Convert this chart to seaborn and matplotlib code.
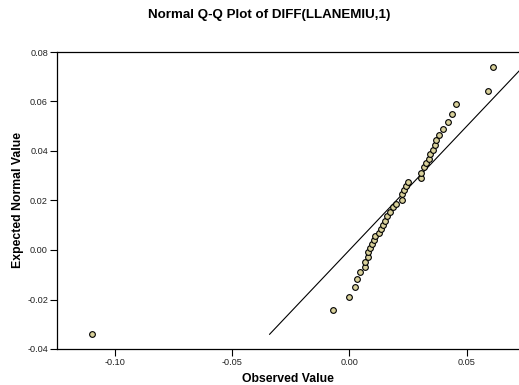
import numpy as np
import pandas as pd
import seaborn as sns
import matplotlib.pyplot as plt

# Values
observed = [-0.1098, -0.0072, -0.0004, 0.0024, 0.0033, 0.0047, 0.0066, 0.0066,
            0.0077, 0.0078, 0.0088, 0.0098, 0.0105, 0.0111, 0.0125, 0.0134,
            0.0145, 0.0152, 0.0162, 0.0173, 0.0185, 0.0199, 0.0222, 0.0226,
            0.0233, 0.0240, 0.0251, 0.0303, 0.0307, 0.0320, 0.0327, 0.0338,
            0.0344, 0.0357, 0.0366, 0.0369, 0.0383, 0.0399, 0.0422, 0.0438,
            0.0455, 0.0592, 0.0612]
expected = [-0.0341, -0.0242, -0.0190, -0.0151, -0.0118, -0.0090, -0.0067, -0.0047,
            -0.0027, -0.0009, 0.0007, 0.0023, 0.0040, 0.0057, 0.0067, 0.0084,
            0.0101, 0.0118, 0.0137, 0.0155, 0.0173, 0.0186, 0.0202, 0.0226,
            0.0244, 0.0260, 0.0276, 0.0292, 0.0312, 0.0335, 0.0350, 0.0369,
            0.0388, 0.0404, 0.0423, 0.0444, 0.0465, 0.0489, 0.0517, 0.0551,
            0.0590, 0.0644, 0.0739]
x_ticks = [-0.10, -0.05, 0.00, 0.05]
y_ticks = [-0.04, -0.02, 0.00, 0.02, 0.04, 0.06, 0.08]

df = pd.DataFrame({"Observed": observed, "Expected": expected})
ref = pd.DataFrame({"x": [min(expected), max(expected)],
                    "y": [min(expected), max(expected)]})

sns.set_style("white")
plt.rcParams["font.family"] = ["Liberation Sans", "DejaVu Sans"]

fig = plt.figure(figsize=(5.19, 3.85), dpi=100)
ax = fig.add_axes([57 / 519, 1 - 349 / 385, 1 - 57 / 519, (349 - 52) / 385])

sns.lineplot(data=ref, x="x", y="y", color="black", linewidth=0.8, ax=ax)
sns.scatterplot(data=df, x="Observed", y="Expected", color="#d8d09a",
                edgecolor="black", linewidth=0.8, s=17, ax=ax, zorder=3)

ax.set_xlim(-0.1247, 0.0723)
ax.set_ylim(-0.04, 0.08)
ax.set_xticks(x_ticks)
ax.set_yticks(y_ticks)
ax.set_xticklabels([f"{v:.2f}" for v in x_ticks])
ax.set_yticklabels([f"{v:.2f}" for v in y_ticks])
ax.tick_params(axis="both", direction="out", length=5, width=0.8,
               labelsize=6.6, colors="black", labelcolor="#222222", pad=1.5,
               bottom=True, left=True)

for side in ["top", "left", "bottom"]:
    ax.spines[side].set_color("black")
    ax.spines[side].set_linewidth(0.9)
ax.spines["right"].set_visible(False)

ax.set_xlabel("Observed Value", fontsize=8.8, fontweight="bold",
              color="black", labelpad=4)
ax.set_ylabel("Expected Normal Value", fontsize=8.8, fontweight="bold",
              color="black", labelpad=2.5)

fig.text(269 / 519, 1 - 15 / 385, "Normal Q-Q Plot of DIFF(LLANEMIU,1)",
         ha="center", va="center", fontsize=9.6, fontweight="bold",
         color="black")

fig.savefig("out.png", dpi=100)
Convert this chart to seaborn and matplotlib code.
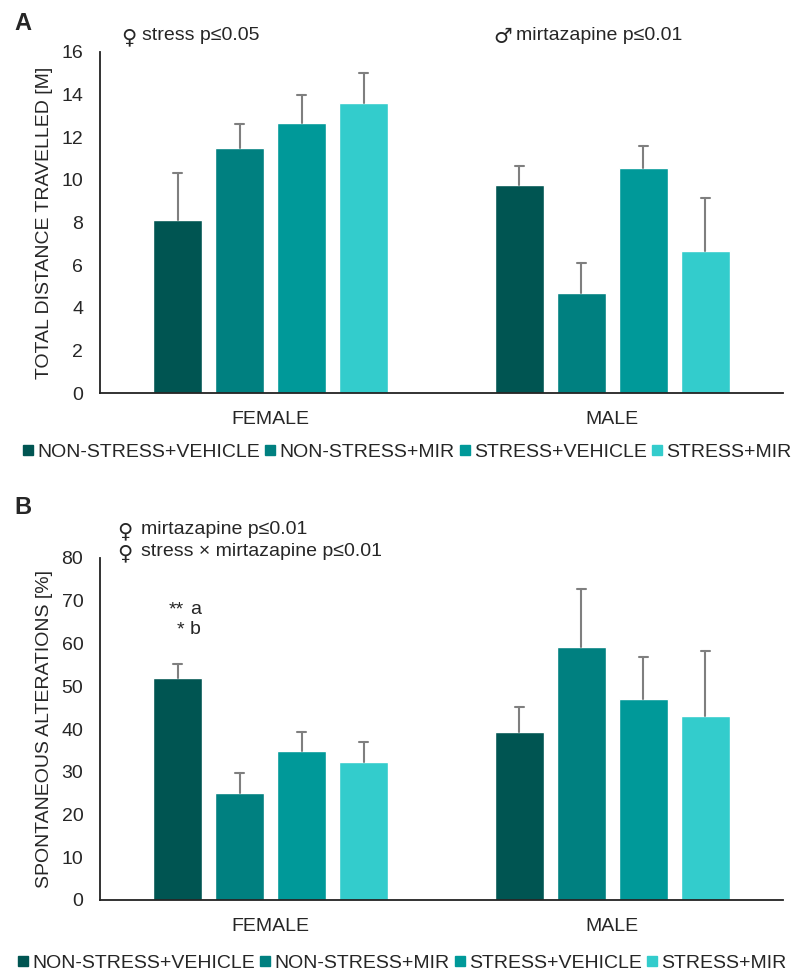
import matplotlib
matplotlib.use("Agg")
import matplotlib.pyplot as plt
from matplotlib.lines import Line2D
import pandas as pd
import seaborn as sns

sexes = ["FEMALE", "MALE"]
groups = ["NON-STRESS+VEHICLE", "NON-STRESS+MIR", "STRESS+VEHICLE", "STRESS+MIR"]
colors = ["#005552", "#008080", "#009999", "#33CCCC"]

# panel A: total distance travelled [m]
dist_female = [8.13, 11.5, 12.65, 13.63]
dist_male = [9.75, 4.67, 10.57, 6.68]
dist_err_female = [2.18, 1.1, 1.35, 1.4]
dist_err_male = [0.9, 1.43, 1.02, 2.49]

# panel B: spontaneous alterations [%]
alt_female = [52.0, 25.1, 34.8, 32.3]
alt_male = [39.2, 59.2, 47.0, 43.05]
alt_err_female = [3.15, 4.5, 4.4, 4.76]
alt_err_male = [5.86, 13.5, 9.95, 15.25]

sns.set_style("white")
plt.rcParams["font.family"] = ["Liberation Sans", "DejaVu Sans"]

W, H = 797, 974
fig = plt.figure(figsize=(W / 100, H / 100), dpi=100)


def fx(px):
    return px / W


def fy(py):
    return 1 - py / H


def panel(ax, female, male, err_f, err_m, ymax, step, ylabel):
    df = pd.DataFrame({
        "sex": [sexes[0]] * 4 + [sexes[1]] * 4,
        "group": groups * 2,
        "value": female + male,
    })
    sns.barplot(data=df, x="sex", y="value", hue="group", order=sexes,
                hue_order=groups, palette=colors, saturation=1, width=0.726,
                gap=0.21, errorbar=None, legend=False, ax=ax)
    # one-sided error bars (upper only)
    for cont, ef, em in zip(ax.containers, err_f, err_m):
        for bar, e in zip(cont, [ef, em]):
            x = bar.get_x() + bar.get_width() / 2
            h = bar.get_height()
            d = bar.get_width() * 4.5 / 49
            ax.plot([x, x], [h, h + e], color="#7f7f7f", lw=1.5, zorder=1)
            ax.plot([x - d, x + d], [h + e, h + e], color="#7f7f7f", lw=1.5, zorder=1)
    ax.set_ylim(0, ymax)
    ax.set_yticks(range(0, ymax + 1, step))
    ax.set_xlim(-0.5, 1.5)
    ax.set_xlabel("")
    ax.set_ylabel(ylabel, fontsize=14, labelpad=6)
    ax.tick_params(axis="both", length=0, labelsize=14)
    ax.tick_params(axis="y", pad=12)
    ax.tick_params(axis="x", pad=13)
    sns.despine(ax=ax)
    for s in ["left", "bottom"]:
        ax.spines[s].set_color("#222222")
        ax.spines[s].set_linewidth(1.3)


axA = fig.add_axes([fx(100), fy(393), fx(683), 341 / H])
panel(axA, dist_female, dist_male, dist_err_female, dist_err_male, 16, 2,
      "TOTAL DISTANCE TRAVELLED [M]")

axB = fig.add_axes([fx(100), fy(900), fx(683), 342 / H])
panel(axB, alt_female, alt_male, alt_err_female, alt_err_male, 80, 10,
      "SPONTANEOUS ALTERATIONS [%]")

handles = [Line2D([], [], marker="s", ls="none", color=c, markersize=7.5) for c in colors]
for lx, ly in [(407, 452), (402, 963)]:
    fig.legend(handles, groups, loc="center", bbox_to_anchor=(fx(lx), fy(ly)),
               ncol=4, frameon=False, fontsize=14, handlelength=0.55,
               handletextpad=0.2, columnspacing=0.25, borderpad=0)

fig.text(fx(14), fy(23), "A", fontsize=17, fontweight="bold", va="center")
fig.text(fx(14), fy(508), "B", fontsize=17, fontweight="bold", va="center")

sym = dict(family="DejaVu Sans", fontsize=15, va="center")
txt = dict(fontsize=14, va="center")
fig.text(fx(121), fy(37), "♀", **sym)
fig.text(fx(142), fy(36), "stress p≤0.05", **txt)
fig.text(fx(493), fy(37), "♂", **sym)
fig.text(fx(516), fy(36), "mirtazapine p≤0.01", **txt)
fig.text(fx(117), fy(531), "♀", **sym)
fig.text(fx(141), fy(530), "mirtazapine p≤0.01", **txt)
fig.text(fx(117), fy(553), "♀", **sym)
fig.text(fx(141), fy(552), "stress × mirtazapine p≤0.01", **txt)

fig.text(fx(184), fy(614), "**", fontsize=14, ha="right", va="baseline")
fig.text(fx(190), fy(614), "a", fontsize=14, ha="left", va="baseline")
fig.text(fx(184), fy(634), "*", fontsize=14, ha="right", va="baseline")
fig.text(fx(190), fy(634), "b", fontsize=14, ha="left", va="baseline")

fig.savefig("out.png", dpi=100)
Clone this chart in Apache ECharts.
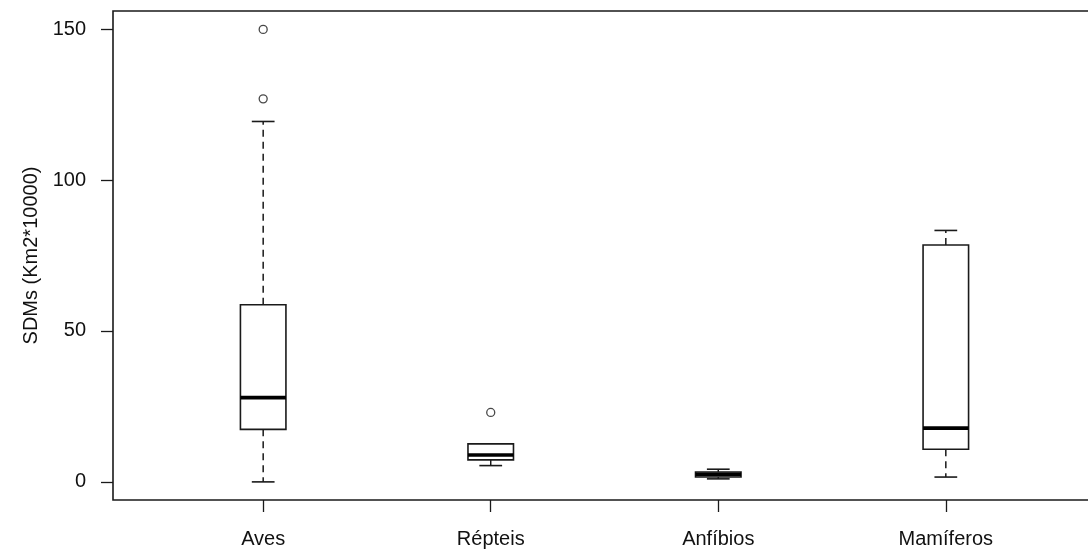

================================

**To be done**
Begin at the first line of the material and copy each line exactly through the one containing "y_ticks = [-0.04, -0.02, 0.00, 0.02, 0.04, 0.06, 0.08]". Omit pictures.

**Solution**
Convert this chart to seaborn and matplotlib code.
import numpy as np
import pandas as pd
import seaborn as sns
import matplotlib.pyplot as plt

# Values
observed = [-0.1098, -0.0072, -0.0004, 0.0024, 0.0033, 0.0047, 0.0066, 0.0066,
            0.0077, 0.0078, 0.0088, 0.0098, 0.0105, 0.0111, 0.0125, 0.0134,
            0.0145, 0.0152, 0.0162, 0.0173, 0.0185, 0.0199, 0.0222, 0.0226,
            0.0233, 0.0240, 0.0251, 0.0303, 0.0307, 0.0320, 0.0327, 0.0338,
            0.0344, 0.0357, 0.0366, 0.0369, 0.0383, 0.0399, 0.0422, 0.0438,
            0.0455, 0.0592, 0.0612]
expected = [-0.0341, -0.0242, -0.0190, -0.0151, -0.0118, -0.0090, -0.0067, -0.0047,
            -0.0027, -0.0009, 0.0007, 0.0023, 0.0040, 0.0057, 0.0067, 0.0084,
            0.0101, 0.0118, 0.0137, 0.0155, 0.0173, 0.0186, 0.0202, 0.0226,
            0.0244, 0.0260, 0.0276, 0.0292, 0.0312, 0.0335, 0.0350, 0.0369,
            0.0388, 0.0404, 0.0423, 0.0444, 0.0465, 0.0489, 0.0517, 0.0551,
            0.0590, 0.0644, 0.0739]
x_ticks = [-0.10, -0.05, 0.00, 0.05]
y_ticks = [-0.04, -0.02, 0.00, 0.02, 0.04, 0.06, 0.08]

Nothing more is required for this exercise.